Fossil Reefs Yield Evidence of Prehistoric Meals

Fossil Reefs Yield Evidence of Prehistoric Meals

Prehistoric explorers could have depended on shellfish for their survival in times of drought, a new study suggests, following the migratory routes from Africa.

The research examined fossil reefs in the area of the now-submerged Red Sea coastline that marked prehistoric migratory routes from Africa to Arabia.

The results show that this coast provided the resources necessary to act as a gateway out of Africa during periods of little rainfall when other food sources were scarce.

Living specimen of the marine mollusc Conomurex fasciatus. Millions of these shells were found on the Farasan Islands in Saudi Arabia as the food refuse of prehistoric fishers.

The research team, led by the University of York, focused on the remains of 15,000 shells dating back 5,000 years to an arid period in the region.

With the coastline of original migratory routes submerged by sea-level rise after the last Ice Age, the shells came from the nearby Farasan Islands in Saudi Arabia.

The researchers found that populations of marine mollusks were plentiful enough to allow continuous harvests without any major ecological impacts and their plentiful availability would have enabled people to live through times of drought.

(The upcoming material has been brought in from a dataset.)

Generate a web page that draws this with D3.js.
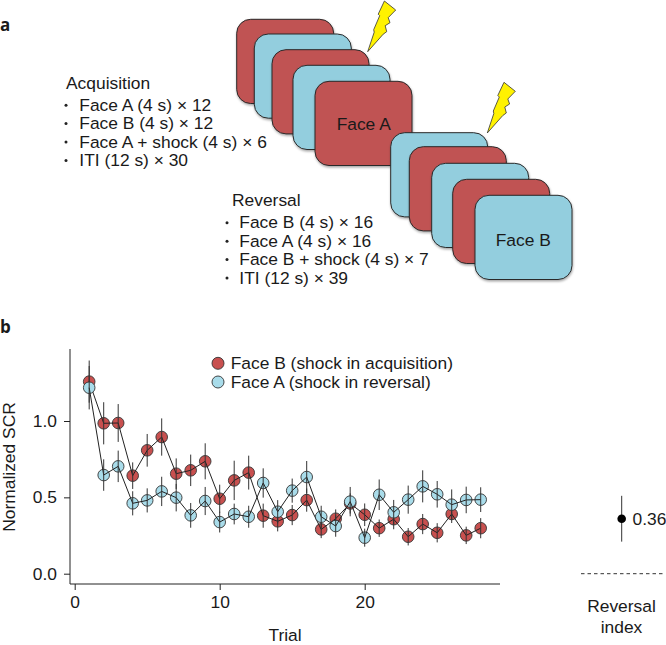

Lead author, Dr. Niklas Hausmann, Associate Researcher at the Department of Archaeology at the University of York, said:

“The availability of food resources plays an important role in understanding the feasibility of past human migrations—hunter-gatherer migrations would have required local food sources and periods of aridity could, therefore, have restricted these movements.

“Our study suggests that Red Sea shorelines had the resources necessary to provide a passage for prehistoric people.”

The study also confirms that communities settled on the shorelines of the Red Sea could have relied on shellfish as a sustainable food resource all year round.

Dr. Hausmann added: “Our data shows that at a time when many other resources on land were scarce, people could rely on their locally available shellfish.

Previous studies have shown that people of the southern Red Sea ate shellfish year-round and over periods of thousands of years. We now also know that this resource was not depleted by them, but shellfish continued to maintain a healthy population.”

The shellfish species found in the archeological sites on the Farasan Islands were also found in abundance in fossil reefs dating to over 100 thousand years ago, indicating that these shellfish have been an available resource over longer periods than archeological sites previously suggested.

Co-author of the study, Matthew Meredith-Williams, from La Trobe University, said: “We know that modeling past climates to learn about food resources is extremely helpful, but we need to differentiate between what is happening on land and what is happening in the water. In our study, we show that marine foods were abundant and resilient and being gathered by people when they couldn’t rely on terrestrial food.”